Christians have been trying for centuries to pinpoint when the end will come. But, as I noted last month, even the great Sir Isaac Newton couldn’t calculate such a date. Fortunately, Sharlet says, most people who read apocalyptic literature don’t agree with apocalyptic theology. But that is only most people.
In five years of travels in fundamentalist America, I’ve met hundreds of Christian conservative Left Behind fans. Almost all drew careful distinctions between the mysteries of scripture and the black and whites of LaHaye’s imagination. No more than a handful took his books literally and even fewer took any steps to adjust for the coming rapture.
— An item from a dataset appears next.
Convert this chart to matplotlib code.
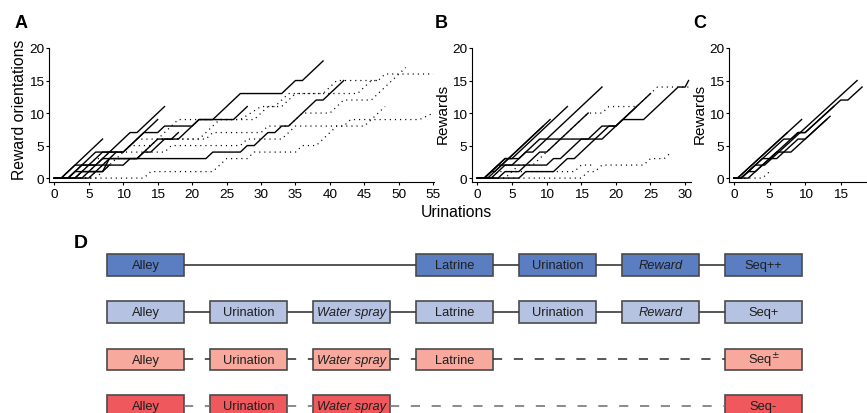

Unfortunately, that handful includes some of the most powerful fundamentalists in the US. Guyatt’s strongest chapters deal with Hagee, who “looks like a tubby Donald Rumsfeld” and “sounds a lot like a macaw”. That’s funny, but Hagee isn’t: US politicians court his approval and the huge amounts of money that his Christians United for Israel can channel their way. In return, they parrot his prophecies, cleansed of the references that would reveal them as such - Hagee’s conviction that the US may have to attack Iran as part of a scheme foretold in the Book of Ezekiel is sanitised as ostensibly sober-minded policy advice based on the needs of the nation rather than the scripture.
Fundamentalists who have a literal understanding of the book Jonathan Kirsch says “has significantly altered the course of history” certainly can speed up the process of Armageddon. Some would say a preemptive nuclear attack would be a good start, others that letting Iran get too far with its nuclear program would begin the end.
But if man brings about the end of the world, will he like the result?